Bulgarian MPs passed on September 15 amendments to the Corporate Tax Act that require employers to pay a tax on company-owned goods if they are used by employees for personal purpose outside work. Dubbed the “weekend tax” by media reports, this is the second such tax imposed by Parliament in 2016.

Earlier this year, legislative amendments required companies to pay a similar tax, as part of their VAT declarations, on goods purchased using tax credits.
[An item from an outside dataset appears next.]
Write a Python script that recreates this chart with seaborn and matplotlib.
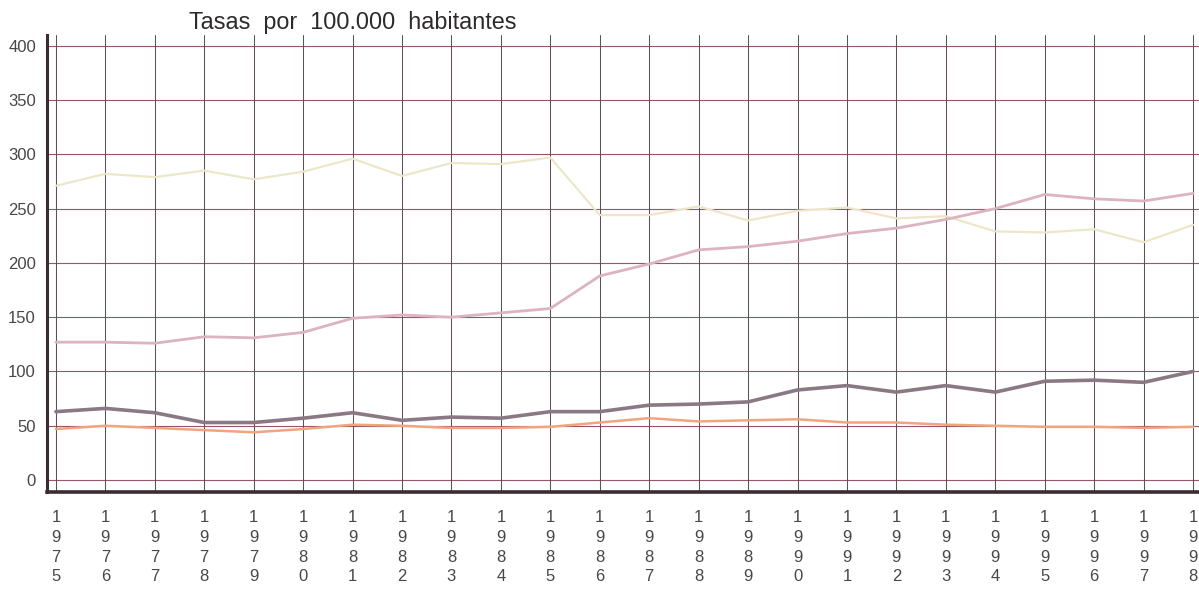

The new tax is set at a flat rate of 10 per cent, but the tax base will not be the entire value of the asset, only the value used for personal purposes.

Menda Stoyanova, head of Parliament’s budget committee, said that it was simpler to apply the new tax as part of the corporate taxes paid by companies, as opposed to requiring employees to pay its as part of their annual income tax declarations.

Stoyanova said that companies will have a choice whether to pay the tax with the rest of their corporate tax, or as additional employee income, but in the latter case, they would also have to pay mandatory retirement and health contributions on the additional non-monetary income derived by their employees from using company goods.

The tax will apply retroactively, starting January 1 2016 – an issue that stirred controversy and debate during discussions in the budget committee last week, when opposition MPs indicated that they could file a formal complaint with the Constitutional Court.

Bulgaria’s constitution stipulates that tax changes cannot be applied retroactively, but Stoyanova said that the new tax would not pose an issue because the corporate taxes for this year are due to be paid by the end of March 2017.

The tax will apply to three categories of assets – real estate, company-owned vehicles and other goods, which would include company-owned laptops and mobile phones. Goods from this last category are presumed to have dual use, with employers given the option to automatically count 20 per cent of the good’s value as being used for personal purposes, Bulgarian National Radio reported.

According to news website Mediapool.bg, the Finance Ministry has collected only six million leva from the “weekend tax” in the first half of the year, out of 100 million leva targeted for 2016.